(PROBLEM DESCRIPTION) Search the entries for the word "this" and pull out each line that has it.

++++++++++++++++++++

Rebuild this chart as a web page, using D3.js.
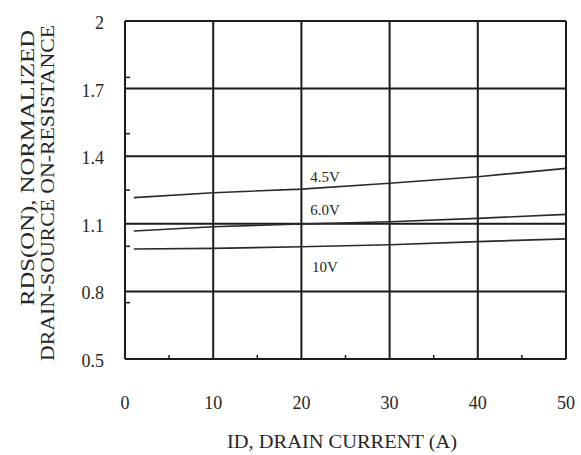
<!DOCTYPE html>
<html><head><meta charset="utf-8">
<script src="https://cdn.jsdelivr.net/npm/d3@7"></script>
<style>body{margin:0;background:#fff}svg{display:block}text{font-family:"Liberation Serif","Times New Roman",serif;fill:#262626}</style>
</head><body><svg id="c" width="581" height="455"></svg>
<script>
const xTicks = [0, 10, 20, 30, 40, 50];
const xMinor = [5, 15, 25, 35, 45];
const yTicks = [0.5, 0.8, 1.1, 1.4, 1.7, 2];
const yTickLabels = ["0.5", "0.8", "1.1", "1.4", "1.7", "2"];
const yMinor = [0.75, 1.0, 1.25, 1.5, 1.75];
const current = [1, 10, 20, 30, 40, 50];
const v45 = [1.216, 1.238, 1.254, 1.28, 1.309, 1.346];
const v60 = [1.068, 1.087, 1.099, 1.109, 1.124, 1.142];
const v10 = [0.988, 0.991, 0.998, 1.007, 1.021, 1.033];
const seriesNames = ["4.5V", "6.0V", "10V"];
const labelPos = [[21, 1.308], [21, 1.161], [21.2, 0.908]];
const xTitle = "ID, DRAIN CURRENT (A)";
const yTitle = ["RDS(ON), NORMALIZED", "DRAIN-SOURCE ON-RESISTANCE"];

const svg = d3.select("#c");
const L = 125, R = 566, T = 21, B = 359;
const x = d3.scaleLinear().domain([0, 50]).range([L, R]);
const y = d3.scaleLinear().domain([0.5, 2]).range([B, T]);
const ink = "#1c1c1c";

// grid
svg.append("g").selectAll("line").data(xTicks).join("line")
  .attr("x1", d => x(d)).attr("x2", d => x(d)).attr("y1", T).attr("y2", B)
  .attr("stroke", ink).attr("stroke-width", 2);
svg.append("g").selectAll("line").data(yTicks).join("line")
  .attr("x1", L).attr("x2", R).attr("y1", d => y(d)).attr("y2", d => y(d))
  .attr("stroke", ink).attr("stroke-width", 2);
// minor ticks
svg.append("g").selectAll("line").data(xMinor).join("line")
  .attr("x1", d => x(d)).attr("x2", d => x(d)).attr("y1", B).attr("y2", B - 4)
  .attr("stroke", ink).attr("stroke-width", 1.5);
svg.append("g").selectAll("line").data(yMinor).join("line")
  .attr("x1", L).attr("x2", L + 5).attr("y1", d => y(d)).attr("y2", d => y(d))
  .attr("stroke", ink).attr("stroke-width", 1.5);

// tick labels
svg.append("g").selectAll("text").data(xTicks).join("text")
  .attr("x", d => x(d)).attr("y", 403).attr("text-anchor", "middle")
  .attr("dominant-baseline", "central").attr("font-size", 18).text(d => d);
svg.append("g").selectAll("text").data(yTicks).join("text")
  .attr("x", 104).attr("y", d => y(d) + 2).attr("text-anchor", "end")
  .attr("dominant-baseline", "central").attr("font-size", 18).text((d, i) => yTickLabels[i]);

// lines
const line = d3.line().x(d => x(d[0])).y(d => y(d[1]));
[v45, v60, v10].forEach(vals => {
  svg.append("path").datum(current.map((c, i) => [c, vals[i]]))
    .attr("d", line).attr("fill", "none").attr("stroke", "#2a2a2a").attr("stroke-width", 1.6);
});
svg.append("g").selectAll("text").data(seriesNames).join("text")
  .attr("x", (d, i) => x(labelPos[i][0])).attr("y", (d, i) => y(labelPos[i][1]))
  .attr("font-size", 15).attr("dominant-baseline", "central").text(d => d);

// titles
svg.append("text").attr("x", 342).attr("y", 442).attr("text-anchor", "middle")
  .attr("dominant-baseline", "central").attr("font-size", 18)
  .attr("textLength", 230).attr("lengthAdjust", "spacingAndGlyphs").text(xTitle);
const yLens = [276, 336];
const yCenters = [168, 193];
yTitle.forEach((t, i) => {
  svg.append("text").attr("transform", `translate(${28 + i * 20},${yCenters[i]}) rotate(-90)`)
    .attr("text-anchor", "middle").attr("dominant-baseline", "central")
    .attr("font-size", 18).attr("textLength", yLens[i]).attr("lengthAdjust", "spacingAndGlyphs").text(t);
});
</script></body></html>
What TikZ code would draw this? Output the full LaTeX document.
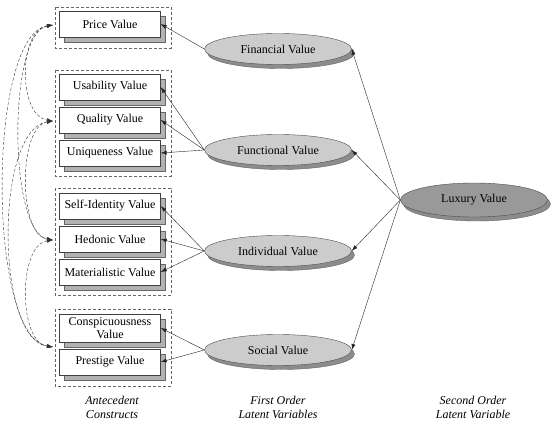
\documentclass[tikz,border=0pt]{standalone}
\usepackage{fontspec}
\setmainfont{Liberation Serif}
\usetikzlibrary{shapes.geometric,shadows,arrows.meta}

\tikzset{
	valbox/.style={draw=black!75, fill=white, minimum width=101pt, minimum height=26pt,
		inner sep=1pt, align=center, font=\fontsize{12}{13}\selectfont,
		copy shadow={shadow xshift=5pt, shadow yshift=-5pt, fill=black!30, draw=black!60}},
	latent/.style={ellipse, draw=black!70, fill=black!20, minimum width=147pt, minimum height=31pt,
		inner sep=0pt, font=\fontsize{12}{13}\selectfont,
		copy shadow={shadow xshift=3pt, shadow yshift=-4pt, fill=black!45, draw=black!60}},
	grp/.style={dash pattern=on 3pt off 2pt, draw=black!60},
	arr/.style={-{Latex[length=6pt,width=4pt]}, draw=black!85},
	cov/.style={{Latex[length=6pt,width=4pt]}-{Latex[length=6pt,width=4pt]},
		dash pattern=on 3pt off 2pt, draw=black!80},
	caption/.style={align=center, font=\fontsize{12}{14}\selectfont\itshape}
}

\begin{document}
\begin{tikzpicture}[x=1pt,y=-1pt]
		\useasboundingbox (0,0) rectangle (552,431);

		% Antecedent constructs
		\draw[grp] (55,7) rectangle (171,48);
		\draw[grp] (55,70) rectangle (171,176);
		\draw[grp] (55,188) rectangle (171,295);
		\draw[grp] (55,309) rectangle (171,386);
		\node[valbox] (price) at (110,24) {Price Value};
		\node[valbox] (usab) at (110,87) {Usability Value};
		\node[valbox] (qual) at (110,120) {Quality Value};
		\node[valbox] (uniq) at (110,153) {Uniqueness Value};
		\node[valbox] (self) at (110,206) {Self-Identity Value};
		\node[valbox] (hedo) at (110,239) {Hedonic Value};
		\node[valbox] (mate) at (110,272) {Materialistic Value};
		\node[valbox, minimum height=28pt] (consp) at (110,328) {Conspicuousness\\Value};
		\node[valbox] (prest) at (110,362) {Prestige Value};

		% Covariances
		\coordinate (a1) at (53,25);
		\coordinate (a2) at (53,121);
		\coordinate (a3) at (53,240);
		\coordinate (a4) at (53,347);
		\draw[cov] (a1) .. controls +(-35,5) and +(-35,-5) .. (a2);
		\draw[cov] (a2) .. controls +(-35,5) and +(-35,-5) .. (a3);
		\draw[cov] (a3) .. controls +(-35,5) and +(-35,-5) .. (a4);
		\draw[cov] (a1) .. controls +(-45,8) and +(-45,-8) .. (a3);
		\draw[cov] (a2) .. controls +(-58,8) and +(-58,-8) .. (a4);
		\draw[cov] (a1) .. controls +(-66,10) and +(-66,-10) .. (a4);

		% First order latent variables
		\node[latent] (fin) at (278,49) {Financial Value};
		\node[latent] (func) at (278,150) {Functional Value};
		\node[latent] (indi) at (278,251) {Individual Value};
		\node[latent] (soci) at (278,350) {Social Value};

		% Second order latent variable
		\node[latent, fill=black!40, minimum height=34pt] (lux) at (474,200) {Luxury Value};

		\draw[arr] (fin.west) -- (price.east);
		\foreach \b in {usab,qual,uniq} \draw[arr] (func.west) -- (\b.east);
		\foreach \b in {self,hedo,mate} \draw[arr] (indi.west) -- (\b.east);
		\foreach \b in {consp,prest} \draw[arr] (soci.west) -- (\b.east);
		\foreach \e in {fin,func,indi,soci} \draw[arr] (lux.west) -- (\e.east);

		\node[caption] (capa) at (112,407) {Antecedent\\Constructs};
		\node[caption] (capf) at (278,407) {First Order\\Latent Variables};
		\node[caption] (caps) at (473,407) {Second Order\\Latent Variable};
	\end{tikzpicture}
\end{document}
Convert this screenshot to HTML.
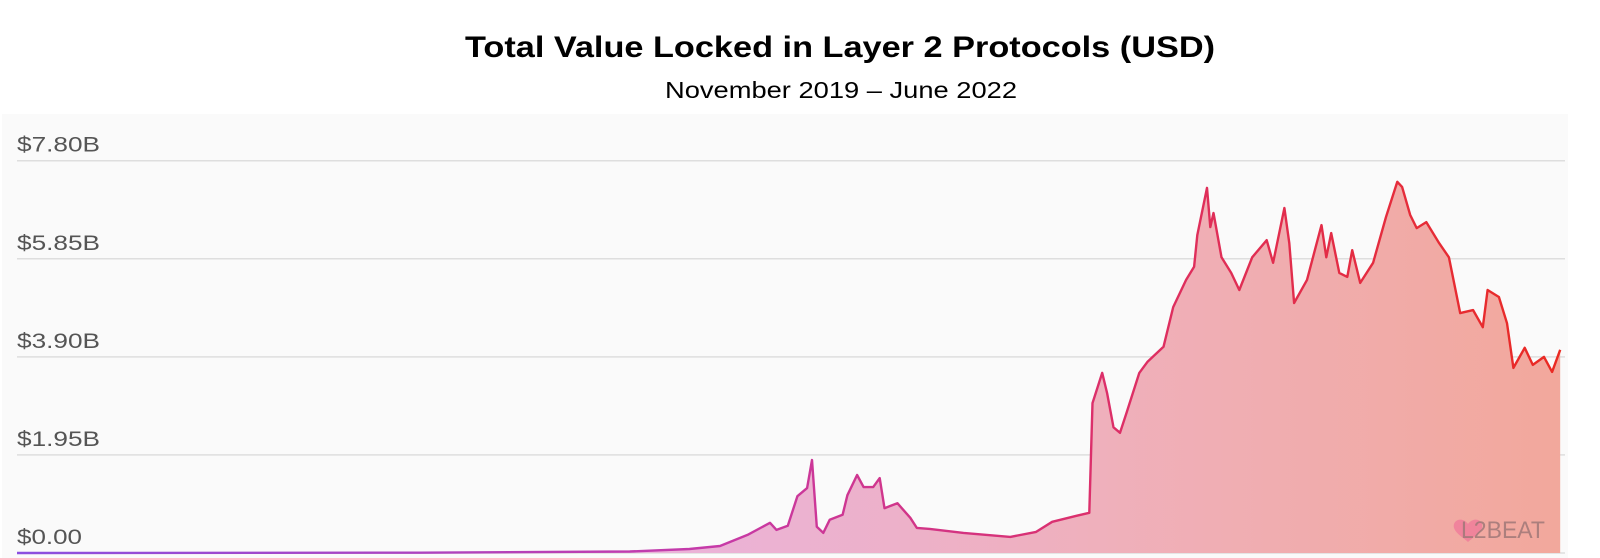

++++++++++++++++++++

(EXERCISE RESPONSE)
Rebuild this chart as a web page, using D3.js.
What TikZ code would draw this? Output the full LaTeX document.
Convert this screenshot to HTML.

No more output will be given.